各地の国会議員からは、航空会社に対し、迅速かつ自動的な払い戻しおよび補償措置を義務化するように求める声が相次いだ。
近年、ベトナムの航空業界では遅延が常態化している。
民間航空局の統計によれば、2025年1月から9月までの定時運航率は全体で64.6%にとどまり、ベトジェットは55%、ベトナム航空も70%と、主要航空会社においても低水準となっている。
ホーチミン市選出のフイン・ティ・フック副団長は、遅延理由として「機材到着の遅れ」や「運航上の都合」といった抽象的な説明しか行われていない点を問題視し、乗客の理解を得るには不十分であると指摘した。
自身も過去に議会出席時に3度の遅延を経験したことを明かし、航空会社の説明責任と情報開示の徹底を求めた。

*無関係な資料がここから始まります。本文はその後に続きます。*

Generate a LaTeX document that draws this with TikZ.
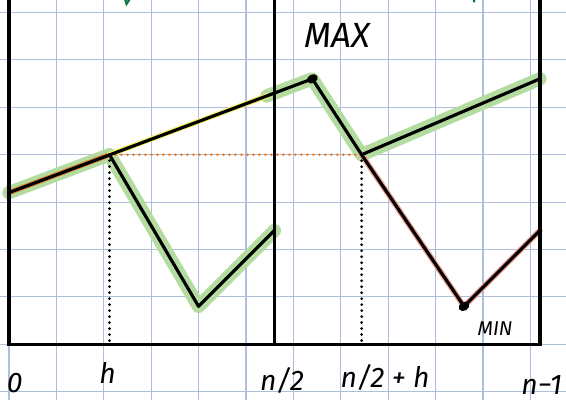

また、同議員は、遅延や欠航時の補償ルールが曖昧であり、返金の手続きや期限が明確に定められていないことを批判した。
そのうえで、乗客からの請求後、最大7営業日以内に返金を完了させることを法的に義務付けるべきとの考えを示した。
同じくホーチミン市選出のグエン・タム・フン議員は、航空会社による「自動的な金銭補償、または同等の価値を持つ製品の提供」を義務付けるとともに、苦情受付後3日以内の回答、30日以内の処理完了を法律に明記する必要性を訴えた。
さらに、航空会社側に責任がある遅延や欠航については、サービス料を差し引かずに全額返金する制度を導入すべきと主張した。
現在の補償額は、国内便で20万〜40万ドン(約1170〜2330円)、国際便では25〜150ドル(約3870〜2万3230円)が上限とされており、返金処理には最大14営業日を要するという。
こうした議論に対し、チャン・ホン・ミン建設大臣は、制度整備の必要性に理解を示しつつも、遅延の背景には天候要因や機材不足、さらには空港インフラの制約があると説明した。
特にホーチミン市のタンソンニャット国際空港では滑走路間の距離が短く、同時離着陸が不可能な構造であるため、機体が空中で待機せざるを得ず、その結果、追加の燃料費が発生し、環境負荷も高まると指摘した。
航空業界の信頼性向上に向け、補償制度の見直しと空港インフラの改善という両面からの対応が急務となっている。